“Y es que cuando uno
sacude el cajón de los recuerdos, son los recuerdos los que terminan
sacudiéndolo a uno” .- Andrés Castuera Miche.
Desafiando la gravedad, un muchacho
cuelga de la soga de la vieja y cuarteada campana, que a su vez cuelga de un
pescante que sale de la torre a medio derruir. El muchacho completa un péndulo
que se ha formado entre el badajo, la soga y él, que se mueve de un lado para
otro en su afán de hacer tañer la campana y divertirse. Es el hijo del
sacristán que todas las noches puntualmente llega al pórtico de la iglesia para
cumplir lo que debiera cumplir su padre, el sacristán, tocar la campana a
tiempo para el rezo de la Virgen Patrona del pueblo. El muchacho debe esperar
todas las noches a que todos los feligreses devotos y viejas beatas desocupen
la iglesia para entornar las pesadas y casi desvencijadas puertas de la iglesia,
y asegurarlas para garantizar que las alhajas de la Virgen Patrona estén a buen
recaudo.
Mientras espera que la beatería
concluya su oficio de orar con la finalidad de derrotar el afán demoníaco en la
vida de las personas, el joven hijo del sacristán acomete una serie de lances
junto a sus amigos en su avidez de distraerse. Así, corretea descalzo sobre el
verde manto que cubre la inmensa plaza frente a la iglesia intentando alcanzar
a los quiméricos rufianes que con sus amigos ha ideado, para hacer él, el papel
de policía. En alguna ocasión se ha defecado en el calzado de alguno de sus
compañeros mientras arriba una luna llena alumbra a los chicos que distraídos
corretean persiguiendo a los trúhanes que han ideado. La victima de sus apuros
excrementicios solo se dará cuenta del agravio cuando se calce el zapato con un
relleno de mierda.
Un día, subido en el andamio, que los
obreros han instalado para reparar el atrio de la iglesia, a diez metros que lo
distancia del suelo hace el amago de lanzarse generando zozobra entre los
concurrentes que se han reunido para ver la función de gala de un número
acrobático nunca visto en Chacas. Encaramado entre las tablas del andamio
anuncia que saltará a la cuenta de tres. Y la cuenta progresiva inicia: a la
una, a la dos y laaas treees y la tabla se rompe.

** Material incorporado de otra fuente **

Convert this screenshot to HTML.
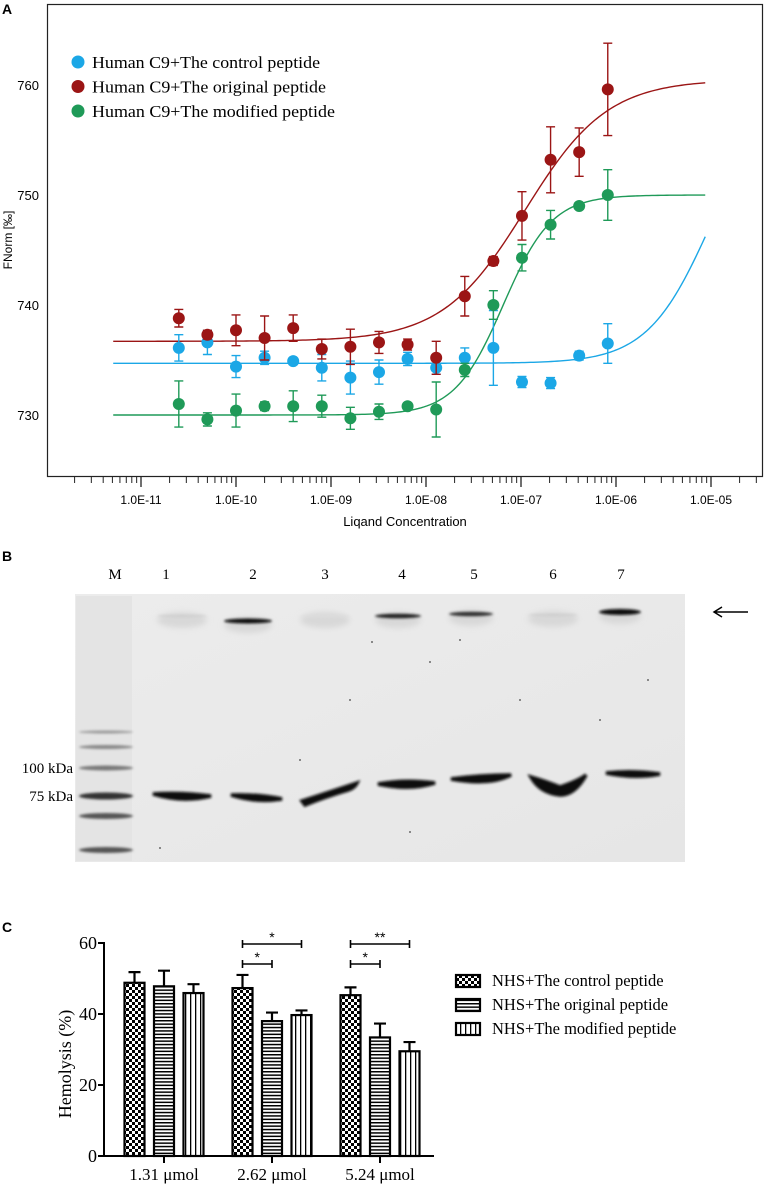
<!DOCTYPE html>
<html><head><meta charset="utf-8"><style>
html,body{margin:0;padding:0;background:#fff;}
svg{display:block;}
.sans{font-family:"Liberation Sans",sans-serif;}
.serif{font-family:"Liberation Serif",serif;}
</style></head><body>
<svg id="fig" width="765" height="1188" viewBox="0 0 765 1188" xmlns="http://www.w3.org/2000/svg">
<defs>
  <pattern id="pCheck" width="6" height="6" patternUnits="userSpaceOnUse"><rect width="6" height="6" fill="#fff"/><rect width="3" height="3" fill="#000"/><rect x="3" y="3" width="3" height="3" fill="#000"/></pattern>
  <pattern id="pHor" width="6" height="3.4" patternUnits="userSpaceOnUse"><rect width="6" height="3.4" fill="#fff"/><rect width="6" height="1.5" fill="#000"/></pattern>
  <pattern id="pVer" width="5" height="6" patternUnits="userSpaceOnUse"><rect width="5" height="6" fill="#fff"/><rect width="1.3" height="6" fill="#000"/></pattern>
  <filter id="blur1" x="-20%" y="-100%" width="140%" height="300%"><feGaussianBlur stdDeviation="1.2"/></filter>
  <filter id="blur3" x="-20%" y="-100%" width="140%" height="300%"><feGaussianBlur stdDeviation="3"/></filter>
  <linearGradient id="gelGrad" x1="0" y1="0" x2="1" y2="1"><stop offset="0" stop-color="#ececec"/><stop offset="1" stop-color="#e6e6e6"/></linearGradient>
</defs>
<g id="panelA"></g>
<g id="panelB"></g>
<g id="panelC"></g>
</svg>
<script>
// ---------- Panel A data ----------
const concIndex = [0,1,2,3,4,5,6,7,8,9,10,11,12,13,14,15];
const concBase = 2.5e-11;
const seriesNames = ["Human C9+The control peptide","Human C9+The original peptide","Human C9+The modified peptide"];
const controlVals = [736.1,736.6,734.4,735.2,734.9,734.3,733.4,733.9,735.1,734.3,735.2,736.1,733.0,732.9,735.4,736.5];
const controlErr  = [1.2,1.1,1.0,0.6,0.3,1.2,1.5,1.1,0.6,0.6,0.9,3.4,0.5,0.5,0.4,1.8];
const originalVals = [738.8,737.3,737.7,737.0,737.9,736.0,736.2,736.6,736.4,735.2,740.8,744.0,748.1,753.2,753.9,759.6];
const originalErr  = [0.8,0.4,1.4,2.0,1.2,0.9,1.6,1.0,0.5,1.5,1.8,0.4,2.2,3.0,2.2,4.2];
const modifiedVals = [731.0,729.6,730.4,730.8,730.8,730.8,729.7,730.3,730.8,730.5,734.1,740.0,744.3,747.3,749.0,750.0];
const modifiedErr  = [2.1,0.6,1.5,0.4,1.4,1.0,1.0,0.7,0.3,2.5,0.6,1.3,1.2,1.3,0.3,2.3];
const fitControl = [734.7,760,1e-5,1.3];
const fitOriginal = [736.7,760.5,1.1e-7,1.0];
const fitModified = [730.0,750.0,6.5e-8,1.7];
const yTicksA = [730,740,750,760];
const xDecadeLabels = ["1.0E-11","1.0E-10","1.0E-09","1.0E-08","1.0E-07","1.0E-06","1.0E-05"];
const xDecades = [-11,-10,-9,-8,-7,-6,-5];

// ---------- Panel C data ----------
const groups = ["1.31 μmol","2.62 μmol","5.24 μmol"];
const hemControl = [48.8,47.3,45.3];
const hemControlErr = [3.0,3.7,2.2];
const hemOriginal = [47.8,38.0,33.4];
const hemOriginalErr = [4.4,2.4,3.9];
const hemModified = [45.9,39.7,29.5];
const hemModifiedErr = [2.5,1.3,2.6];
const hemTicks = [0,20,40,60];
const legendC = ["NHS+The control peptide","NHS+The original peptide","NHS+The modified peptide"];

const NS="http://www.w3.org/2000/svg";
function mk(tag, attrs, parent){const e=document.createElementNS(NS,tag);for(const k in attrs)e.setAttribute(k,attrs[k]);parent.appendChild(e);return e;}

// ===== Panel A =====
const A=document.getElementById('panelA');
const xA = c => 141 + (Math.log10(c)+11)*95;
const yA = v => 85 + (760-v)*11;
let t;
t=mk('text',{x:2,y:14,'font-size':14,'font-weight':'bold',class:'sans'},A);t.textContent='A';


let r=mk('rect',{x:47.5,y:4.5,width:715,height:472,fill:'none',stroke:'#222','stroke-width':1.2},A);


yTicksA.forEach(v=>{
  const l=mk('text',{x:39,y:yA(v)+5,'font-size':13,'text-anchor':'end',class:'sans'},A);
  l.textContent=v;
  
  
});
t=mk('text',{x:0,y:0,'font-size':12,'text-anchor':'middle',class:'sans',transform:'translate(12,240) rotate(-90)'},A);
t.textContent='FNorm [‰]';


for(let d=-12; d<=-5; d++){
  for(let m=1;m<=9;m++){
    const c=m*Math.pow(10,d); const x=xA(c);
    if(x<70||x>757) continue;
    const tk=mk('line',{x1:x,x2:x,y1:477,y2:m===1?487:483,stroke:'#222','stroke-width':m===1?1.3:1},A);
    
    
  }
}
xDecades.forEach((d,i)=>{
  const l=mk('text',{x:xA(Math.pow(10,d)),y:504,'font-size':12,'text-anchor':'middle',class:'sans'},A);
  l.textContent=xDecadeLabels[i];
  
  
});
t=mk('text',{x:405,y:526,'font-size':13,'text-anchor':'middle',class:'sans'},A);
t.textContent='Liqand Concentration';



const colors=['#1ba7e6','#9b1515','#1f9a58'];
const vals=[controlVals,originalVals,modifiedVals];
const errs=[controlErr,originalErr,modifiedErr];
const fits=[fitControl,fitOriginal,fitModified];
const sNames=['control','original','modified'];
fits.forEach((f,s)=>{
  let dstr='';
  for(let i=0;i<=200;i++){
    const lc=Math.log10(5.1e-12)+(Math.log10(8.7e-6)-Math.log10(5.1e-12))*i/200;
    const c=Math.pow(10,lc);
    const q=Math.pow(c/f[2],f[3]);
    const v=f[0]+(f[1]-f[0])*q/(1+q);
    dstr+=(i?'L':'M')+xA(c).toFixed(2)+','+yA(v).toFixed(2);
  }
  const p=mk('path',{d:dstr,fill:'none',stroke:colors[s],'stroke-width':1.4},A);
  
  
});
[0,1,2].forEach(s=>{
  const g=mk('g',{},A);
  
  
  concIndex.forEach((k,i)=>{
    const c=concBase*Math.pow(2,k); const x=xA(c);
    const y1=yA(vals[s][i]+errs[s][i]), y2=yA(vals[s][i]-errs[s][i]);
    const e=mk('path',{d:`M${x},${y1}V${y2}M${x-4.5},${y1}H${x+4.5}M${x-4.5},${y2}H${x+4.5}`,stroke:colors[s],'stroke-width':1.4,fill:'none'},g);
    
    
    const pt=mk('circle',{cx:x,cy:yA(vals[s][i]),r:6,fill:colors[s]},g);
    
    
  });
});
seriesNames.forEach((n,i)=>{
  const y=62+i*24.5;
  const c=mk('circle',{cx:78,cy:y,r:6.5,fill:colors[i]},A);
  
  
  const l=mk('text',{x:92,y:y+6,'font-size':17,class:'serif',textLength:[228,234,243][i],lengthAdjust:'spacingAndGlyphs'},A);
  l.textContent=n;
  
  
});

// ===== Panel B =====
const B=document.getElementById('panelB');
t=mk('text',{x:2,y:561,'font-size':14,'font-weight':'bold',class:'sans'},B);t.textContent='B';


r=mk('rect',{x:75,y:594,width:610,height:268,fill:'url(#gelGrad)'},B);


mk('rect',{x:76,y:596,width:56,height:265,fill:'#e4e4e4'},B);
const laneLbl=[['M',115],['1',166],['2',253],['3',325],['4',402],['5',474],['6',553],['7',621]];
laneLbl.forEach(([s,x])=>{
  const l=mk('text',{x:x,y:579,'font-size':15,'text-anchor':'middle',class:'serif'},B);
  l.textContent=s;
  
  
});
[[732,1.5,'#999'],[747,2,'#888'],[768,2.5,'#777'],[796,3.5,'#333'],[816,3,'#555'],[850,3,'#555']].forEach(([y,h,c])=>{
  const e=mk('ellipse',{cx:106,cy:y,rx:27,ry:h,fill:c,filter:'url(#blur1)'},B);
  
  
});
[[248,621,24,2.5,'#111'],[398,616,23,2.3,'#222'],[471,614,22,2.3,'#333'],[620,612,21,3,'#111'],[182,616,25,1,'#ccc'],[325,616,25,1,'#ddd'],[553,615,25,1,'#ccc']].forEach(([x,y,rx,ry,c])=>{
  mk('ellipse',{cx:x,cy:y+4,rx:rx,ry:8,fill:'#d8d8d8',filter:'url(#blur3)'},B);
  const e=mk('ellipse',{cx:x,cy:y,rx:rx,ry:ry,fill:c,filter:'url(#blur1)'},B);
  
  
});
const bands=[
 'M153,794 Q180,792 211,796 Q182,803 153,794Z',
 'M231,795 Q258,794 282,799 Q255,803 231,795Z',
 'M302,801 Q330,792 357,783 Q354,789 345,791 Q325,797 305,805Z',
 'M378,784 Q405,779 435,783 Q410,791 378,784Z',
 'M451,779 Q480,775 511,775 Q490,786 451,779Z',
 'M531,777 Q545,781 560,787 Q578,781 586,775 Q575,795 560,795 Q540,793 531,777Z',
 'M606,773 Q632,770 660,774 Q635,779 606,773Z'];
bands.forEach(d=>{
  const p=mk('path',{d:d,fill:'#111',stroke:'#111','stroke-width':3.5,filter:'url(#blur1)'},B);
  
  
});
[[372,642],[430,662],[520,700],[600,720],[300,760],[410,832],[160,848],[648,680],[350,700],[460,640]].forEach(([x,y])=>mk('circle',{cx:x,cy:y,r:0.9,fill:'#444'},B));
t=mk('text',{x:73,y:773,'font-size':15,'text-anchor':'end',class:'serif'},B);t.textContent='100 kDa';


t=mk('text',{x:73,y:801,'font-size':15,'text-anchor':'end',class:'serif'},B);t.textContent='75 kDa';


let ar=mk('path',{d:'M748,612H715M722,607L714,612L722,617',stroke:'#000','stroke-width':1.5,fill:'none'},B);



// ===== Panel C =====
const C=document.getElementById('panelC');
const yC = v => 1156 - v*(213/60);
const groupX = [164,272,380];
t=mk('text',{x:2,y:932,'font-size':14,'font-weight':'bold',class:'sans'},C);t.textContent='C';


let ax=mk('path',{d:'M104,942V1157M103,1156H434',stroke:'#000','stroke-width':2,fill:'none'},C);


hemTicks.forEach(v=>{
  const tk=mk('line',{x1:98,x2:104,y1:yC(v),y2:yC(v),stroke:'#000','stroke-width':2},C);
  
  
  const l=mk('text',{x:97,y:yC(v)+6,'font-size':18,'text-anchor':'end',class:'serif'},C);
  l.textContent=v;
  
  
});
t=mk('text',{x:0,y:0,'font-size':18,'text-anchor':'middle',class:'serif',transform:'translate(71,1064) rotate(-90)'},C);
t.textContent='Hemolysis (%)';


const hv=[hemControl,hemOriginal,hemModified], he=[hemControlErr,hemOriginalErr,hemModifiedErr];
const fills=['url(#pCheck)','url(#pHor)','url(#pVer)'];
groups.forEach((gname,gi)=>{
  const cx=groupX[gi];
  const tk=mk('line',{x1:cx,x2:cx,y1:1156,y2:1163,stroke:'#000','stroke-width':2},C);
  
  
  const l=mk('text',{x:cx,y:1180,'font-size':17,'text-anchor':'middle',class:'serif'},C);
  l.textContent=gname;
  
  
  [0,1,2].forEach(s=>{
    const bx=cx+(s-1)*29.5;
    const top=yC(hv[s][gi]), et=yC(hv[s][gi]+he[s][gi]);
    const e=mk('path',{d:`M${bx},${top}V${et}M${bx-6},${et}H${bx+6}`,stroke:'#000','stroke-width':2.2,fill:'none'},C);
    
    
    const b=mk('rect',{x:bx-10,y:top,width:20,height:1156-top,fill:fills[s],stroke:'#000','stroke-width':2.2},C);
    
    
  });
});
const sigLong=['*','**'], sigGroups=[1,2];
sigGroups.forEach((gi,k)=>{
  const cx=groupX[gi];
  const x0=cx-29.5, x1=cx+29.5, xm=cx;
  const p1=mk('path',{d:`M${x0},940V948M${x0},944H${x1}M${x1},940V948`,stroke:'#000','stroke-width':1.6,fill:'none'},C);
  
  
  const s1=mk('text',{x:(x0+x1)/2,y:942,'font-size':14,'text-anchor':'middle',class:'sans'},C);
  s1.textContent=sigLong[k];
  
  
  const p2=mk('path',{d:`M${x0},960V968M${x0},964H${xm}M${xm},960V968`,stroke:'#000','stroke-width':1.6,fill:'none'},C);
  
  
  const s2=mk('text',{x:(x0+xm)/2,y:962,'font-size':14,'text-anchor':'middle',class:'sans'},C);
  s2.textContent='*';
  
  
});
legendC.forEach((n,i)=>{
  const y=975+i*24;
  const sw=mk('rect',{x:456,y:y,width:24,height:12,fill:fills[i],stroke:'#000','stroke-width':2.2},C);
  
  
  const l=mk('text',{x:492,y:y+11,'font-size':16.5,class:'serif'},C);
  l.textContent=n;
  
  
});
</script>
</body></html>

El mozalbete cae por entre
los palos, junto a las tablas y los residuos de yeso al ríspido piso de
concreto. La concurrencia al improvisado acto acrobático, atolondrada no
atina que decisión tomar frente al hecho del muchacho inconsciente tirado en el
piso, de cuya nariz fluye un fino hilo de sangre. Luego de una
breve, pero eterna deliberación los espectadores conducen al acróbata
siniestrado a la flamante posta medica recientemente inaugurada. Luego de algunos
días el hijo del sacristán saldrá ileso de hueso y polvo para celebrar su
frustrada osadía de saltar al vacío.
Otro día, desde los balaustres del
malecón, escondido en la oscuridad lanza terrones a “Churchill” el mastín
aristocrático de la rancia beata chupacirio que sale junto sus hermanas y al
jamelgo envuelta en un tul negro luego de dirigir el rezo en honor a la virgen
patrona. Mientras el pobre perro chilla de dolor la hermana de la anciana
religiosa pregunta: “Pitata sajmaricayamusha” (1) y la beata
replica: “Churchiltacha peru” (2), generando la hilaridad del hijo del
sacristán y sus camaradas. Esa misma noche mientras el hijo del sacristán luego
de cerrar las pesadas jambas de las puertas de la iglesia se dirige a su casa
junto a sus amigos, les lleva la delantera un mozuelo menor que camina hacía su
casa abstraído en sus inquietudes de niño. Al hijo del sacristán a quien está a
punto de reventarle la vejiga no se le ocurre mejor idea que regar
su orina sobre las piernas del mozuelo que adelantas sus pasos. Cuando el menor
siente el contacto de aquella corriente caliente en sus piernas exclama: “Pita
alambriwan tzepiapaycaman? (3), sin caer en la cuenta que alguien le
hace pis en las piernas desde la oscuridad de la calle.
(1) ¿A quién apedrean?
(2) A Churchill pues.
(3) ¿Quién me da látigos con un alambre?